In some cases the first stage in buying a home is the signing of a purchase proposal which is drawn up by the estate agent and is presented to the seller on the buyer’s behalf. However, it is binding only on the seller and you are free to accept or reject the offer within stated period. If you accept the purchase proposal, both parties then sign a preliminary contract.
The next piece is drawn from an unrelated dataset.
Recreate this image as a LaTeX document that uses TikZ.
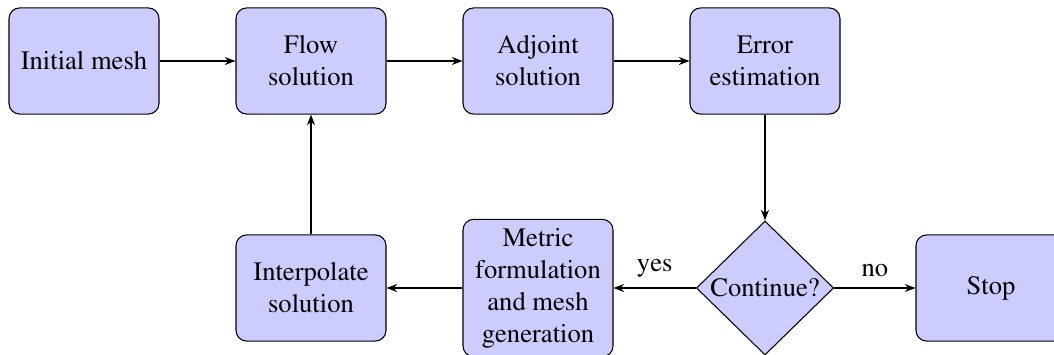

Signing a preliminary contract
Preliminary contract may be drawn up by the vendor, estate agent, notary or lawyer and may be hand-written or a standard printed document. On signing the preliminary contract, both parties are bound to the transaction and it’s possible to register it to prevent the sale of the property to multiple buyers. The contract contains the essential terms of the sale, including full details of the property, details of the vendor and buyer, the purchase price, how it’s to be financed, the closing date, and any other conditions that must be fulfilled before completion. Some agents provide an English translation of a contract, although it is recommended to hire your own translator or interpreter. You should ensure that you understand every clause in the preliminary contract. A sale must be completed within the period stated, usually six to eight weeks.
Preliminary contract is not a binding agreement, as either party may it and it is for this reason that a substantial deposit is usually paid by the buyer at this point. The buyer’s deposit is forfeited if the buyer pulls out and a sum equal to twice the deposit would be paid to the buyer if the seller pulls out. The substantive deposit provides the necessary encouragement for both parties to proceed to complete as the financial penalty for failure to do so is usually too painful.
If the foreign buyer is buying with a mortgage, it is vital to organize a binding mortgage agreement. In any case, it is important to remember that Italian law requires all contracts relating to land or buildings to be in writing, signed by both parties.
The third stage relates to the completion formalities, which normally take place in the offices of a local notary. Italian notaries have a legal monopoly on the legal work involved in actually transferring the legal title to Italian real estate and special duty of correctly drafting the Purchase Deed (Rogito), to ensure their proper execution, registration, and payment of all Italian property taxes.